值得注意的是,在該條廣告的同版報紙中,刊登有《羅馬的救國英雄:三個勇敢的戰士,救了快要滅亡的羅馬》(署名李素)和《史可法:不能以勝敗論英雄,守土的將士,能與城同盡的,便是好漢》(署名周源)兩篇文章。前文取材外國歷史,后者源于古代中國,看似并不相關,實則與1936年風雨如晦的抗戰局勢絲絲相連。尤其是結合九一八事變后反動當局推行的對日妥協政策和報紙發行10天后發生的“西安事變”的史實來看,這兩篇文章和《波斯人》的廣告一道,具有了某種歷史性的諷刺意味和預見性的現實意義。
《波斯人》出版不到一年,“七七事變”爆發,羅念生從北平、天津輾轉至四川、湖南等地。他一邊在大學中教書,一邊繼續堅持翻譯古希臘悲劇,包括《美狄亞》《阿爾刻提斯》《特羅亞婦女》等,為無數讀者筑起一架通向古希臘悲劇藝術世界的橋梁。在1941年3月譯畢的《特羅亞婦女》的譯者序中,羅念生字字泣血:“眼前的景象這樣悲壯,這樣轟烈”,“譯者的眼淚時時落到這筆尖,就這樣蘸著墨描成了這悲劇”,“望雄師北上,光復故都,譯者好把這經典放進那玻璃庫里”。

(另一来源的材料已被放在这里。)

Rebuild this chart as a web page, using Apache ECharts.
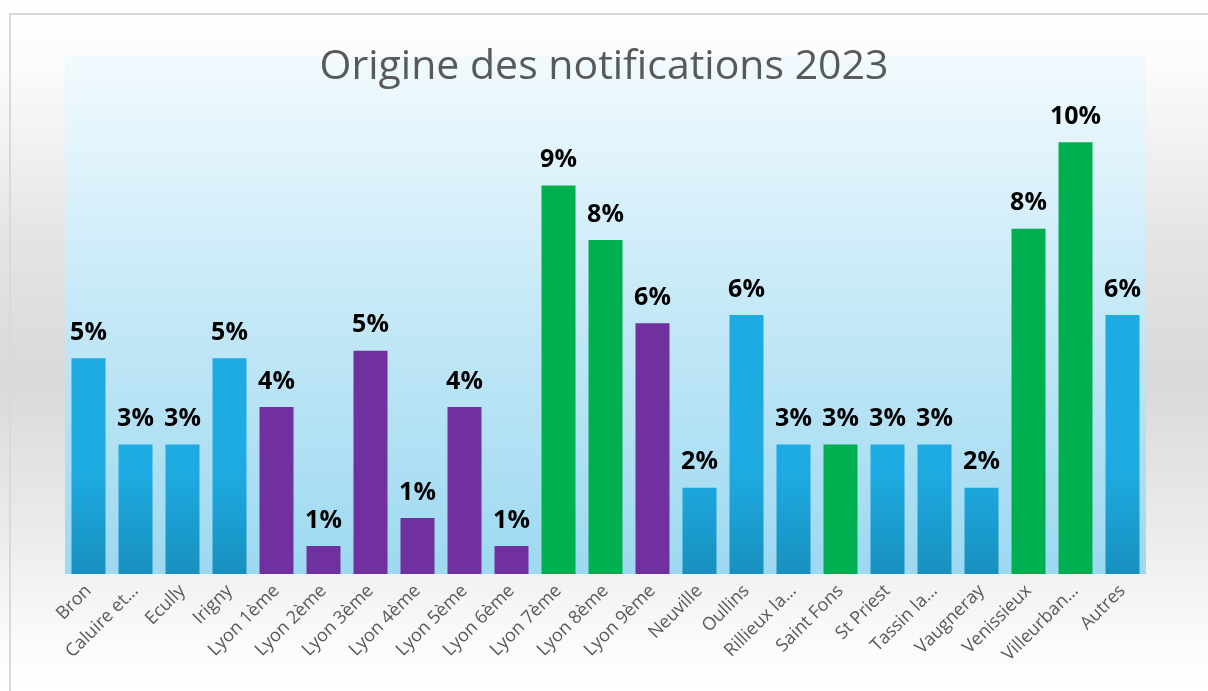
<!DOCTYPE html>
<html>
<head>
<meta charset="utf-8">
<script src="https://cdn.jsdelivr.net/npm/echarts@6/dist/echarts.min.js"></script>
<style>
  html, body { margin: 0; padding: 0; }
  body {
    width: 1208px; height: 691px; overflow: hidden; position: relative;
    background: linear-gradient(to bottom, #ffffff 0%, #fbfbfb 10%, #e4e4e4 35%, #d9d9d9 55%, #eeeeee 80%, #fafafa 92%, #ffffff 100%);
  }
  .frame {
    position: absolute; left: 9px; top: 13px; right: -2px; bottom: -2px;
    border: 2px solid #d9d9d9;
  }
  #chart { position: absolute; left: 0; top: 0; width: 1208px; height: 691px; }
</style>
</head>
<body>
<div class="frame"></div>
<div id="chart"></div>
<script>
// categories as shown on the axis (Excel truncates the long ones)
const communes = ['Bron', 'Caluire et…', 'Ecully', 'Irigny', 'Lyon 1ème', 'Lyon 2ème',
  'Lyon 3ème', 'Lyon 4ème', 'Lyon 5ème', 'Lyon 6ème', 'Lyon 7ème', 'Lyon 8ème',
  'Lyon 9ème', 'Neuville', 'Oullins', 'Rillieux la…', 'Saint Fons', 'St Priest',
  'Tassin la…', 'Vaugneray', 'Venissieux', 'Villeurban…', 'Autres']

// share of notifications, in %
const parts = [5.0, 3.0, 3.0, 5.0, 3.87, 0.65, 5.17, 1.3, 3.87, 0.65, 9.0, 7.74,
  5.81, 2.0, 6.0, 3.0, 3.0, 3.0, 3.0, 2.0, 8.0, 10.0, 6.0]

// colour group of each bar
const groupes = ['b', 'b', 'b', 'b', 'p', 'p', 'p', 'p', 'p', 'p', 'g', 'g',
  'p', 'b', 'b', 'b', 'g', 'b', 'b', 'b', 'g', 'g', 'b']

const couleurs = {
  b: {
    type: 'linear', x: 0, y: 470, x2: 0, y2: 574, global: true,
    colorStops: [{offset: 0, color: '#1eabe2'}, {offset: 1, color: '#1890bf'}]
  },
  p: '#7030a0',
  g: '#00b050'
}

const chart = echarts.init(document.getElementById('chart'))

chart.setOption({
  animation: false,
  title: {
    text: 'Origine des notifications 2023',
    left: 'center',
    top: 42,
    textStyle: {
      fontFamily: 'Open Sans',
      fontSize: 41,
      fontWeight: 'normal',
      color: '#595959'
    }
  },
  grid: {
    left: 65,
    right: 62,
    top: 56,
    bottom: 117,
    show: true,
    borderWidth: 0,
    backgroundColor: {
      type: 'linear', x: 0, y: 0, x2: 0, y2: 1,
      colorStops: [
        {offset: 0, color: '#f2fafe'},
        {offset: 0.5, color: '#c4e8f7'},
        {offset: 1, color: '#9dd9f1'}
      ]
    }
  },
  xAxis: {
    type: 'category',
    data: communes,
    axisLine: {show: false},
    axisTick: {show: false},
    axisLabel: {
      rotate: 45,
      interval: 0,
      margin: 14,
      fontFamily: 'Open Sans',
      fontSize: 18,
      color: '#595959'
    }
  },
  yAxis: {
    type: 'value',
    min: 0,
    max: 12,
    show: false,
    splitLine: {show: false}
  },
  series: [{
    type: 'bar',
    barWidth: 34,
    data: parts.map((v, i) => ({
      value: v,
      itemStyle: {color: couleurs[groupes[i]]}
    })),
    label: {
      show: true,
      position: 'top',
      distance: 13,
      formatter: p => Math.round(p.value) + '%',
      fontFamily: 'Open Sans',
      fontWeight: 'bold',
      fontSize: 25,
      color: '#000000'
    }
  }]
})
</script>
</body>
</html>
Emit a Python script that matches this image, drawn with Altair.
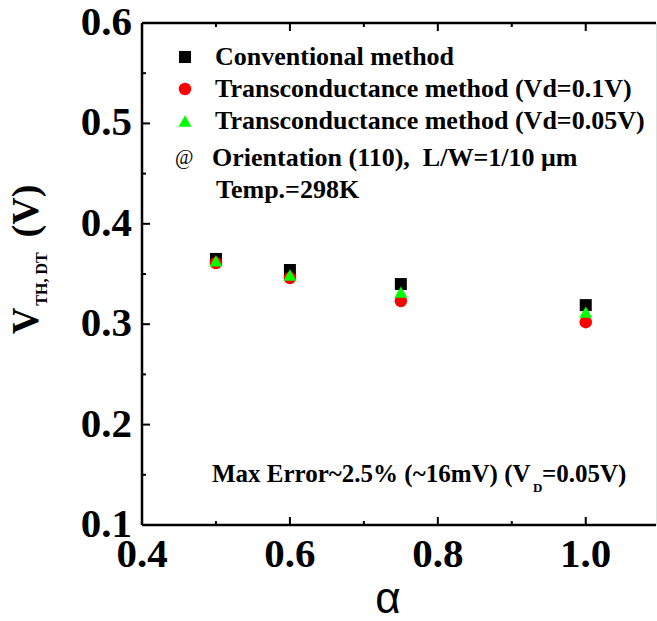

在1937年發表的《怎樣研究希臘文學?》中,羅念生闡明了在抗戰的緊急時刻閱讀古希臘文學的意義:“也許有人會說處在這個嚴重的時代里只有科學和機關槍要緊,誰有工夫去欣賞這古文明和死藝術?”,但“就說是為挽救這個時代吧”,“我們還需要一點科學和機關槍以外的東西”,“一種歷史上的借鑒和一種藝術上的推移力”。
羅念生借希臘悲劇之鏡,鑒中國現實之景,證明經典文學的恒久魅力,令不同時代、不同國別的讀者都能從中獲得自己需要的某種無言的、柔性的力量,而在面對和平、戰爭等人類社會普遍性問題時,我們更需要文學的包容性與啟示性。從新時代中希文明交流互鑒的發展趨勢來看,古希臘悲劇在中國的百年漢譯史是亟須我們考察研究的重要一環。這不僅有助于我們描摹古希臘悲劇在中國的接受與傳播的具體樣貌,也對我們思考如何在全球化的大背景下持續推進文明對話溝通、互學互鑒具有積極的意義。